• U.S.

Music: Honor to His Country

3 minute read
TIME

A lean, wild-eyed New Yorker rose at dawn one day last week, took a quick walk in Central Park, gulped a chocolate ice cream soda, played three sets of tennis with his wife and hurried to Carnegie Hall. There his real work for the day began. That evening with a hop, skip & jump he was on the podium to conduct the Philharmonic-Symphony, billed as the first native New Yorker to be thus honored.

Backstage after the performance August Janssen, famed old restaurateur (“Janssen Wants To See You”) ruefully regarded his hat, said, with tears in his eyes, that his head had outgrown it.
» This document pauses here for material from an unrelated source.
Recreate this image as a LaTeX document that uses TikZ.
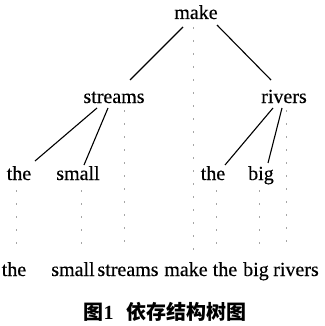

The Philharmonic’s new conductor was Janssen’s 34-year-old son Werner—a wayward son, the old man used to think, who could come to no good end by tinkering with music and shunning his father’s respectable Hojbrau (TIME, May 14). Next morning at breakfast Werner Janssen was teary-eyed, too, as he read to his wife what Critic Lawrence Gilman said of him in the Herald Tribune: “He is, in short, a musician of rare gifts, an indispensable conductor, and an honor to his country and his time.”

Other critics avoided superlatives and laymen did not know what to think. Werner Janssen had chosen an unfamiliar program: a Haydn symphony which had never before been played in Manhattan, John Alden Carpenter’s Sea-Drift, Leo Sowerby’s Comes Autumn Time and d’Indy’s Second Symphony. But Werner Janssen knew every note even if his audience did not. At rehearsals he conducted without a score. At the performance the audience liked him because his beat was clean and unmannered, because he built up his climaxes without fuming &fussing, because he seemed genuinely surprised each time he was called back to acknowledge the applause. That applause seemed to be more for Janssen, the New Yorker, than for any particular features of his debut performance.

Werner Janssen’s father refused to support him so long as he trafficked in music. He put himself through Dartmouth by washing dishes, waiting on table, conducting a restaurant orchestra, playing the organ in church, the piano in a local cinema. After graduation his first job was in a waterfront dance hall in Boston. The pay was 75¢ a night plus tips. Janssen soon lost that job because he could never bang the piano loud enough to suit the proprietor.

Through the many hack jobs which followed, Werner Janssen was memorizing symphonic scores, trying his hand at serious composition. His New Year’s Eve in New York won the Prix de Rome fellowship in 1930. The Philharmonic engagement was the result of a Sibelius concert he gave in Helsingfors last winter, during which the great Finnish composer remarked: “For the first time I am hearing my work exactly as I conceived it.”